SA31C-2359
Auroral Spatial Structures Probe Sub-Orbital Mission Preliminary Results

Wednesday, 16 December 2015
Poster Hall (Moscone South)
John Pratt1, Charles Swenson2, Ryan J. Martineau1, Chad S Fish3, Mark Conde4, Donald Hampton5 and Geoffrey Crowley3, (1)Center for Space Engineering, Logan, UT, United States, (2)Utah State University, Logan, UT, United States, (3)Atmospheric and Space Technology Research Associates, LLC, Boulder, CO, United States, (4)University of Alaska Fairbanks, Space Physics, Fairbanks, AK, United States, (5)University of Alaska Fairbanks, Geophysical Institute, Fairbanks, AK, United States
Abstract:
The NASA Auroral Spatial Structures Probe, 49.002, was launched January 28, 2015 from the Poker Flat Research Range into active aurora over the northern coast of Alaska.

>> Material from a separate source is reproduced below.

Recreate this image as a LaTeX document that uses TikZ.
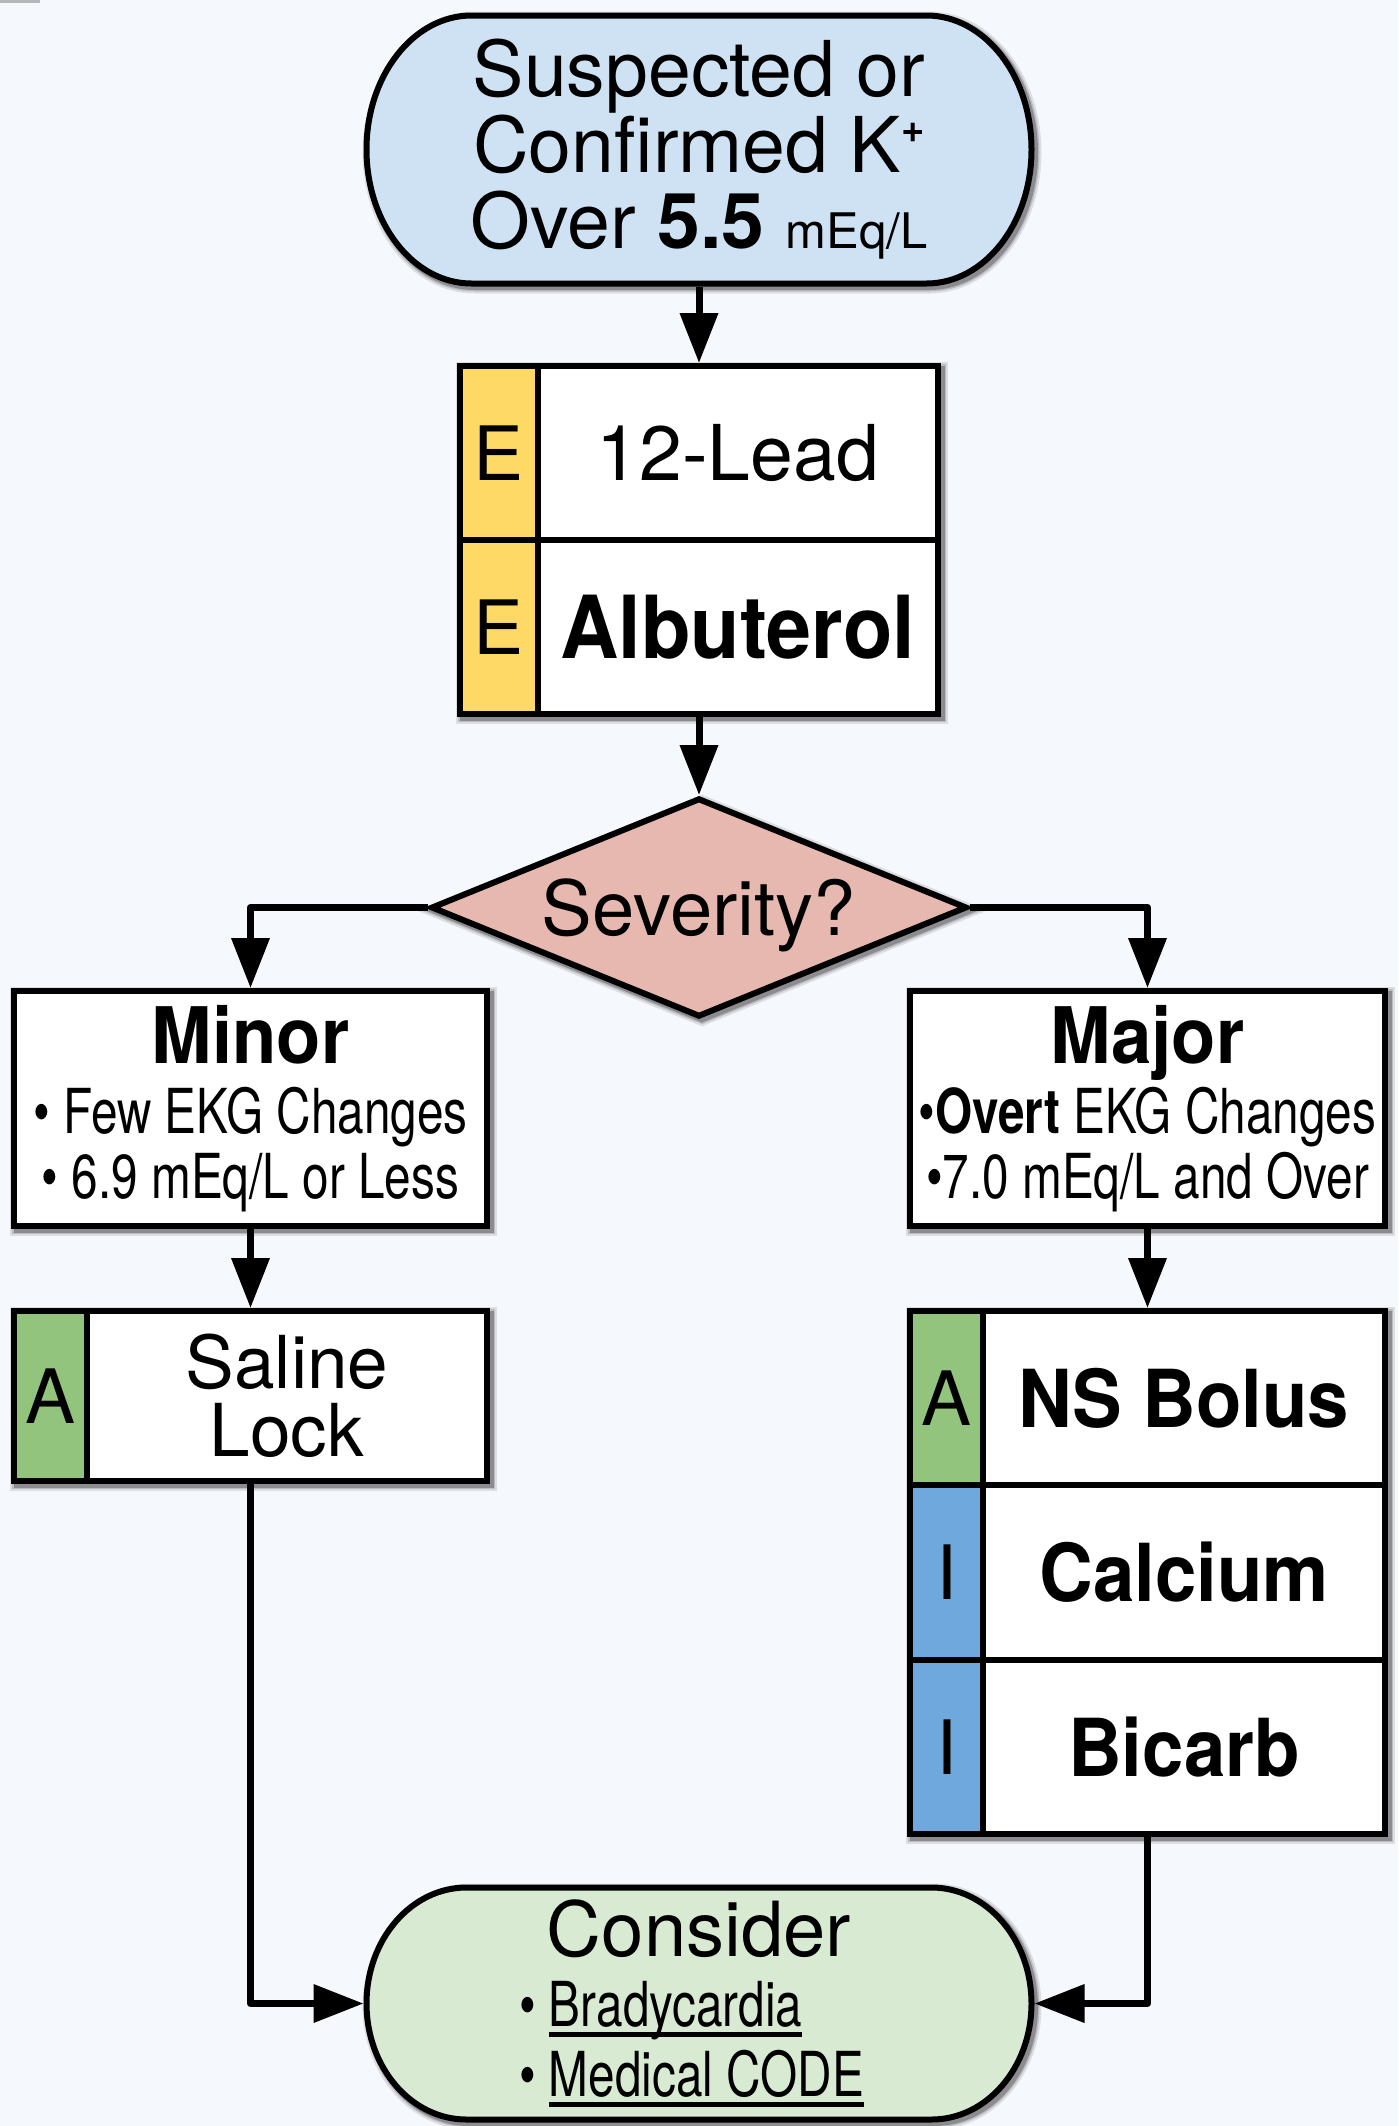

The primary objective of this mission was to determine the contribution of small spatial and temporal scale fluctuations of the electric fields to the larger-scale energy deposition processes associated with the aurora. The Auroral Spatial Structures Probe Sub-Orbital Mission consisted of a formation of 7 spacecraft (a main payload with 6 deployable sub-payloads) designed for multiple temporally spaced co-located measurements of electric and magnetic fields in the earth’s ionosphere. The mission was able to make observations at a short time scale and small spatial scale convergence that is unobservable by either satellite or ground-based observations. The payloads included magnetometers, electric field double probes, and Langmuir probes as well as a sweeping impedance probe on the main payload. We present here preliminary results from the measurements taken that hint at the underlying spatial structure of the currents and energy deposition in the aurora. The Poynting flux derived from the observations is shown and implications are discussed in terms of the contribution of small spatial scale, rapid temporal scale fluctuations in the currents that deposit energy in the auroral region.

Funding provided by NASA Grants NNX11AE23G and NNX13AN20A.